Among these lines, how many include "that"? Answer only with the number.

▼

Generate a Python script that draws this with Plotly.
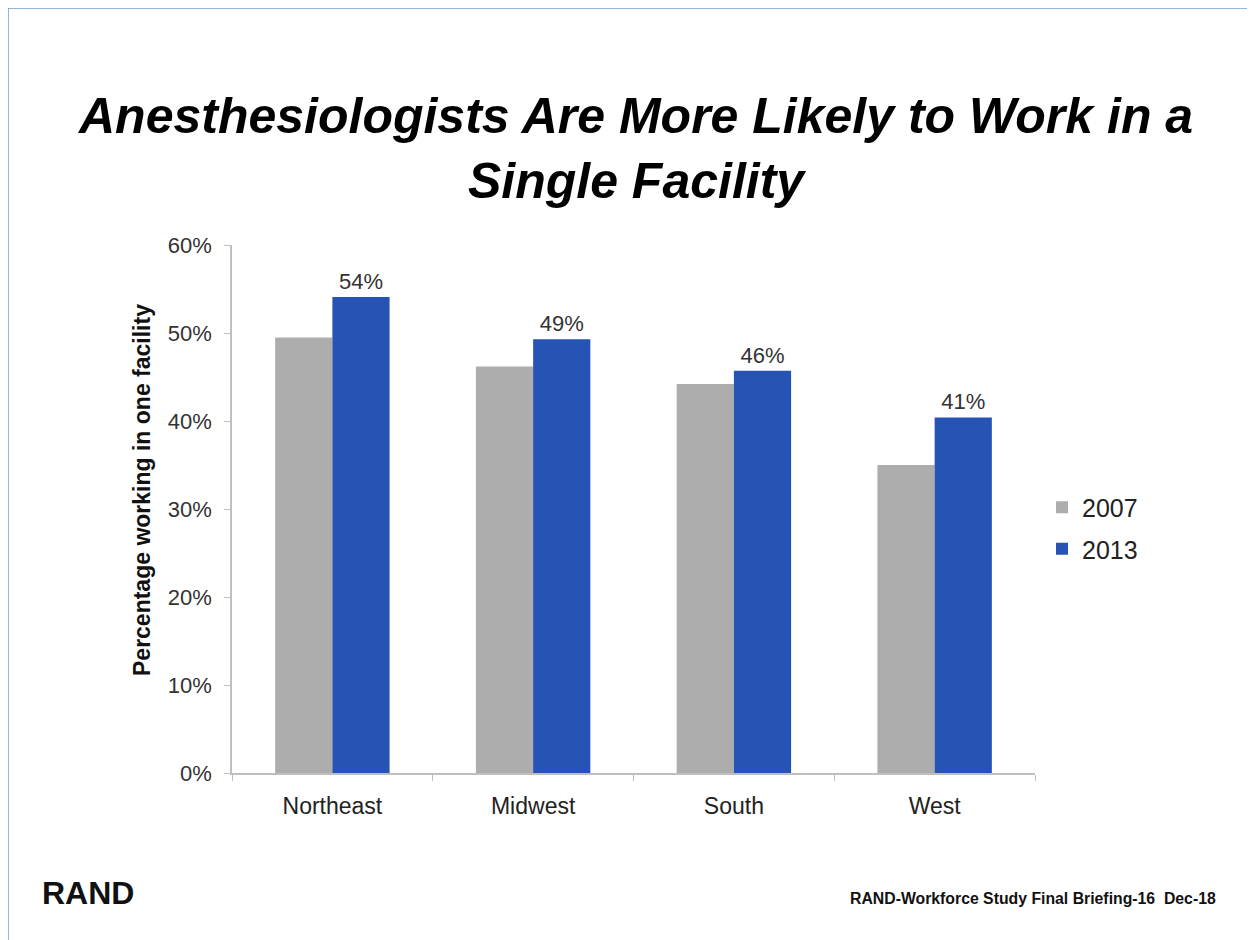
import plotly.graph_objects as go

regions = ["Northeast", "Midwest", "South", "West"]
vals_2007 = [0.495, 0.462, 0.442, 0.350]
vals_2013 = [0.541, 0.493, 0.457, 0.404]
labels_2013 = ["54%", "49%", "46%", "41%"]
y_ticks = [0, 0.1, 0.2, 0.3, 0.4, 0.5, 0.6]
y_tick_text = ["0%", "10%", "20%", "30%", "40%", "50%", "60%"]

W, H = 1255, 940
OFF = 8  # page body margin
L, R, T, B = 232, 1035, 245, 773  # plot area in page pixels


def px(x):
    return (x - L) / (R - L)


def py(y):
    return (B - y) / (B - T)


font = "Liberation Sans, Arial, sans-serif"

fig = go.Figure()
fig.add_trace(go.Bar(
    x=regions, y=vals_2007, name="2007", marker_color="#ADADAD",
    marker_line_width=0, legendgroup="a",
))
fig.add_trace(go.Bar(
    x=regions, y=vals_2013, name="2013", marker_color="#2653B5",
    marker_line_width=0, legendgroup="b",
    text=labels_2013, textposition="outside", cliponaxis=False,
    textfont=dict(size=22, color="#333333", family=font),
))

fig.update_layout(
    width=W - OFF, height=H - OFF,
    margin=dict(l=L - OFF, r=W - R, t=T - OFF, b=H - B, autoexpand=False),
    paper_bgcolor="white", plot_bgcolor="white",
    barmode="group", bargap=0.43, bargroupgap=0,
    font=dict(family=font, color="#222222"),
    showlegend=True,
    legend=dict(
        x=px(1042), y=py(528), xanchor="left", yanchor="middle",
        font=dict(size=25, color="#222222", family=font),
        traceorder="grouped", tracegroupgap=6,
        itemwidth=30, bgcolor="rgba(0,0,0,0)",
    ),
    xaxis=dict(
        showline=True, linecolor="#BFBFBF", linewidth=1.5,
        ticks="outside", ticklen=6, tickcolor="#BFBFBF", tickson="boundaries",
        tickfont=dict(size=23, color="#222222", family=font),
        ticklabelstandoff=12,
        showgrid=False, zeroline=False,
    ),
    yaxis=dict(
        range=[0, 0.6], tickvals=y_ticks, ticktext=y_tick_text,
        showline=True, linecolor="#BFBFBF", linewidth=1.5,
        ticks="outside", ticklen=6, tickcolor="#BFBFBF",
        tickfont=dict(size=22, color="#333333", family=font),
        ticklabelstandoff=8,
        showgrid=False, zeroline=False,
    ),
)

# Y-axis title (placed slightly above plot centre, as in the reference)
fig.add_annotation(
    text="<b>Percentage working in one facility</b>", textangle=-90,
    xref="paper", yref="paper", x=px(142), y=py(490), xanchor="center", yanchor="middle",
    showarrow=False, font=dict(size=23, color="#111111", family=font),
)

# Title
fig.add_annotation(
    text="<b><i>Anesthesiologists Are More Likely to Work in a<br>Single Facility</i></b>",
    xref="paper", yref="paper", x=px(635), y=py(148), xanchor="center", yanchor="middle",
    showarrow=False, font=dict(size=50, color="#000000", family=font), align="center",
)

# Footer
fig.add_annotation(
    text="<b>RAND</b>", xref="paper", yref="paper", x=px(40), y=py(893),
    xanchor="left", yanchor="middle", showarrow=False,
    font=dict(size=32, color="#111111", family=font),
)
fig.add_annotation(
    text="<b>RAND-Workforce Study Final Briefing-16  Dec-18</b>", xref="paper", yref="paper",
    x=px(1218), y=py(898), xanchor="right", yanchor="middle", showarrow=False,
    font=dict(size=15.8, color="#111111", family=font),
)

# Slide frame
frame = "#6F9BD1"
fig.add_shape(type="line", xref="paper", yref="paper", x0=px(8), x1=px(1270), y0=py(8), y1=py(8),
              line=dict(color=frame, width=1.5))
fig.add_shape(type="line", xref="paper", yref="paper", x0=px(8), x1=px(8), y0=py(8), y1=py(950),
              line=dict(color=frame, width=1.5))

fig.write_html("out.html")
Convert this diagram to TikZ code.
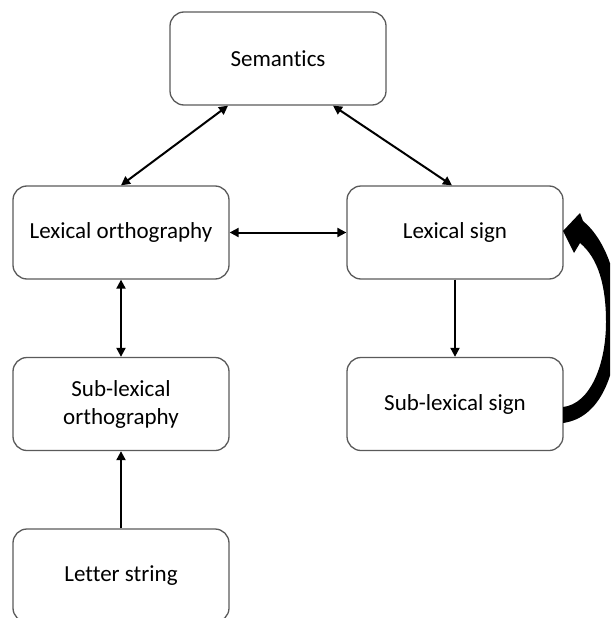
\documentclass[tikz,border=0pt]{standalone}
\usepackage{fontspec}
\setmainfont{Carlito}[Ligatures=NoCommon]
\usetikzlibrary{arrows.meta}
\definecolor{boxgray}{HTML}{5A5A5A}
\begin{document}
\begin{tikzpicture}[x=1pt,y=-1pt,
  box/.style={draw=boxgray, line width=1.3pt, rounded corners=14pt,
    minimum width=216pt, minimum height=93pt, align=center, inner sep=0pt,
    font=\fontsize{23}{28}\selectfont},
  link/.style={line width=2pt, -{Triangle[length=9pt,width=9pt]}},
  dbl/.style={line width=2pt, {Triangle[length=9pt,width=9pt]}-{Triangle[length=9pt,width=9pt]}}]
\useasboundingbox (0,0) rectangle (610,618);
\clip (0,0) rectangle (610,618);

% boxes
\node[box] (sem) at (278,58.5) {Semantics};
\node[box] (lo)  at (121,232.5) {Lexical orthography};
\node[box] (ls)  at (455,232.5) {Lexical sign};
\node[box] (slo) at (121,404) {Sub-lexical\\orthography};
\node[box] (sls) at (455,404) {Sub-lexical sign};
\node[box] (lst) at (121,575.5) {Letter string};

% connectors
\draw[dbl] ([xshift=-50pt]sem.south) -- (lo.north);
\draw[dbl] ([xshift=55pt]sem.south) -- ([xshift=-3pt]ls.north);
\draw[dbl] (lo.east) -- (ls.west);
\draw[dbl] (lo.south) -- (slo.north);
\draw[link] (ls.south) -- (sls.north);
\draw[link] (lst.north) -- (slo.south);

% thick curved feedback arrow from the sub-lexical sign back to the lexical sign
\fill (563,231) -- (580,213) -- (583,221)
  .. controls (606,240) and (620,280) .. (618,322)
  .. controls (617,375) and (600,418) .. (563,423)
  -- (563,407)
  .. controls (590,404) and (606,365) .. (606,322)
  .. controls (606,285) and (598,258) .. (580,243)
  -- (574,253) -- cycle;
\end{tikzpicture}
\end{document}
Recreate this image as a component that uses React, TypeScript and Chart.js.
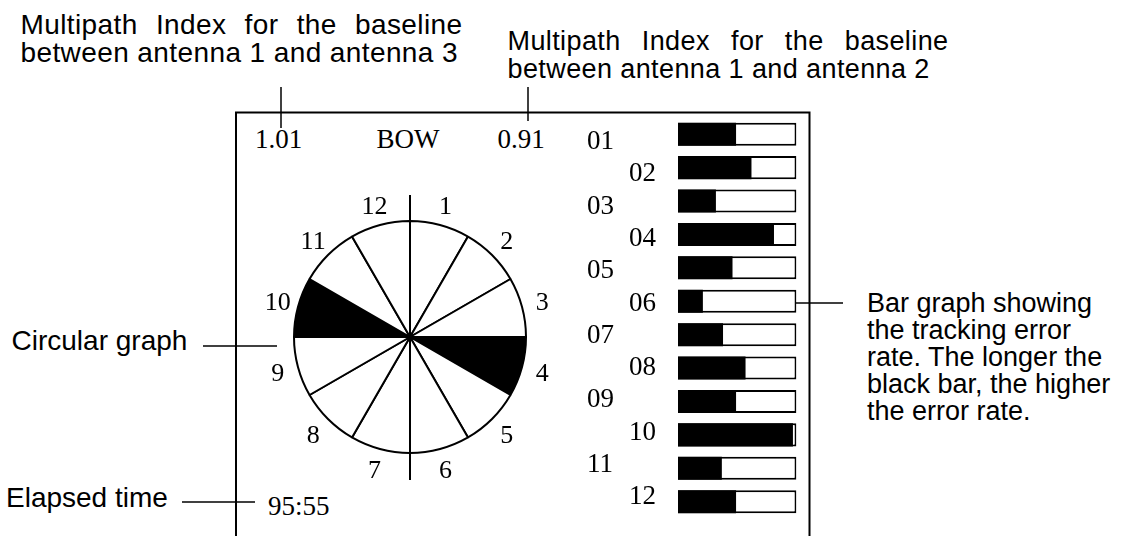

▲

*OUTPUT FOR THIS EXERCISE:*
2